Situation sociale et économique : ÉTAT EN TENSIONS

La crise à l’Ucad est un mélange explosif de revendications sociales légitimes (bourses), de failles structurelles (massification) et d’une réponse sécuritaire qui attise la confrontation. Malgré des tentatives de médiation et une apparente «suspension» du mouvement par le collectif, le chaos sur le campus demeure, et un apaisement réel ne pourra être atteint sans une solution pérenne au problème du financement et de la gestion des bourses, et une révision profonde du système universitaire sénégalais, comme l’appel aux Etats généraux de l’enseignement supérieur.
L’Université Cheikh Anta Diop de Dakar (Ucad) est de nouveau le théâtre d’une crise profonde, caractérisée par des affrontements violents et un blocage des activités pédagogiques en fin d’année 2025. Cette situation, récurrente, met en lumière des failles structurelles et une tension croissante entre la communauté estudiantine et les autorités. La crise actuelle a été principalement déclenchée par des revendications classiques, mais exacerbées, de la part des étudiants : le retard de paiement des bourses, qui est le point d’ignition majeur. Les étudiants dénoncent des retards prolongés et systématiques dans le versement de leurs allocations, rendant précaires leurs conditions de vie et d’études. Ce problème financier est l’étincelle qui allume la mobilisation. Les tensions antérieures (notamment celles de 2023 liées au contexte politique) et les affrontements récents avec les Forces de l’ordre ont soulevé la question de la sécurité sur le campus et du respect des franchises universitaires.
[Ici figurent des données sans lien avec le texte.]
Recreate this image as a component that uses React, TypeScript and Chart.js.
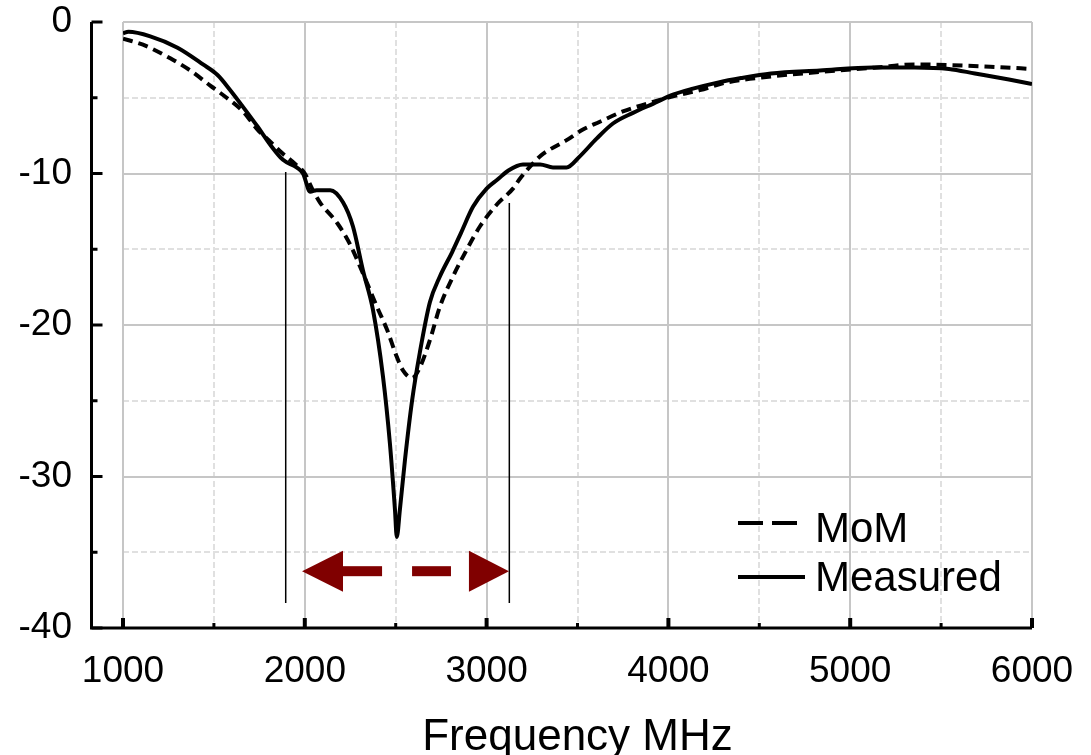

La crise a connu une escalade rapide, transformant le campus et ses abords en zones de fortes tensions. Les manifestations sur la Corniche-ouest et à l’intérieur du campus ont dégénéré en violents affrontements avec les Forces de défense et de sécurité (Fds). Le déploiement de chars antiémeutes et d’éléments du Gmi (Groupement mobile d’intervention) est un signal fort de la montée en puissance de la confrontation, avec des blessés rapportés des deux côtés.
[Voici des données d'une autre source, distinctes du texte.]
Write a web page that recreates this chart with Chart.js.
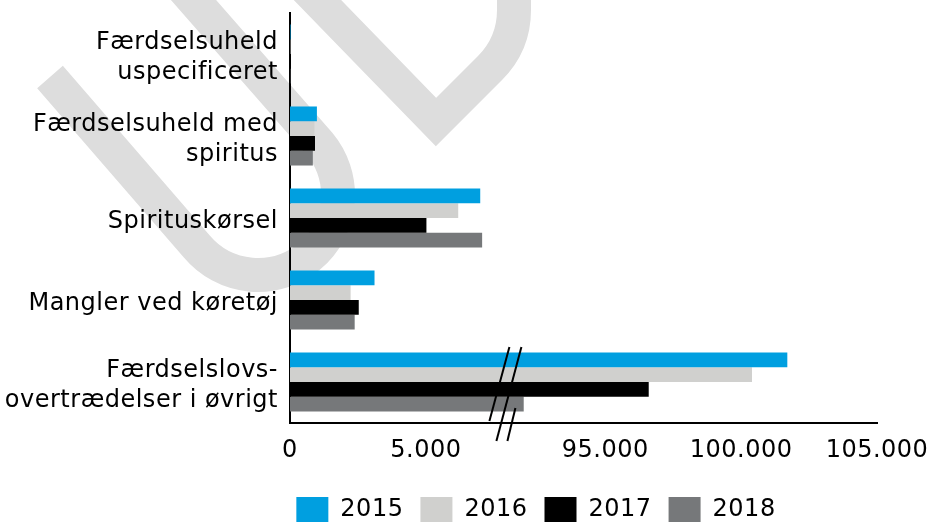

L’entrée des Fds à l’intérieur du campus est considérée par beaucoup comme une violation des franchises universitaires, un seuil symbolique rarement franchi qui exacerbe la colère étudiante et la critique de la part de l’opinion publique. Face au chaos, le Conseil académique de l’Ucad a autorisé le Recteur à faire appel aux Forces de l’’ordre pour «sécuriser le campus», officialisant l’intervention policière dans l’enceinte universitaire. Après une nouvelle journée de manifestations violentes, il est prévu un temps d’accalmie aujourd’hui et demain. Le Collectif des amicales de l’Ucad a décidé de suspendre pour 48h son mouvement de contestation. Il a pris cette décision hier, après une rencontre avec le Khalife général de Bambylor et Serigne Moustapha Absa Tilala. «Après de longues discussions sur la situation critique que traverse l’université, sur les raisons profondes des mouvements, ainsi que sur les nombreux blessés enregistrés ces derniers jours, les deux autorités ont exprimé leur pleine compréhension du combat mené par les étudiants», écrit le Collectif des amicales de l’Ucad.
Lors des discussions, les deux figures religieuses ont demandé aux étudiants d’accepter une «suspension de 48h» pour leur permettre «d’intervenir personnellement dans la résolution de cette crise et d’éviter de nombreux nouveaux blessés». Pour aller plus loin, les deux guides religieux ont «affirmé être prêts, si nécessaire, à prendre directement contact avec le président de la République». Insistant sur leurs personnalités «écoutées, influentes, et reconnues pour leur rôle», ils ont précisé que «si l’Etat ne prend pas ses responsabilités dans le délai de 48h», ils «s’impliqueront pleinement dans le processus pour aider à trouver une issue, ce qui donnerait une autre dimension à la situation».
Suspension de 48h du mouvement
Par ailleurs, le Collectif des amicales des étudiants a décidé de suspendre le «mot d’ordre de 48h avec évidemment des conditions : «L’annulation de la note autorisant les Forces de l’ordre à entrer dans le campus et la cessation de toutes les activités pédagogiques par respect aux autorités religieuses qui se sont déplacées et ont pris l’engagement de s’investir dans cette médiation.» Le collectif réaffirme enfin «son engagement total, sa détermination et son sens de la responsabilité pour défendre jusqu’au bout les intérêts légitimes des étudiants».
En Conseil des ministres, la question a été totalement occultée par le chef de l’Etat et le Premier ministre. Alors que le ministre de l’Enseignement supérieur, de la recherche et de l’innovation s’est contenté d’une phrase simple pour évoquer la crise : il a «fait sa communication sur l’amélioration du système de paiement des allocations d’études».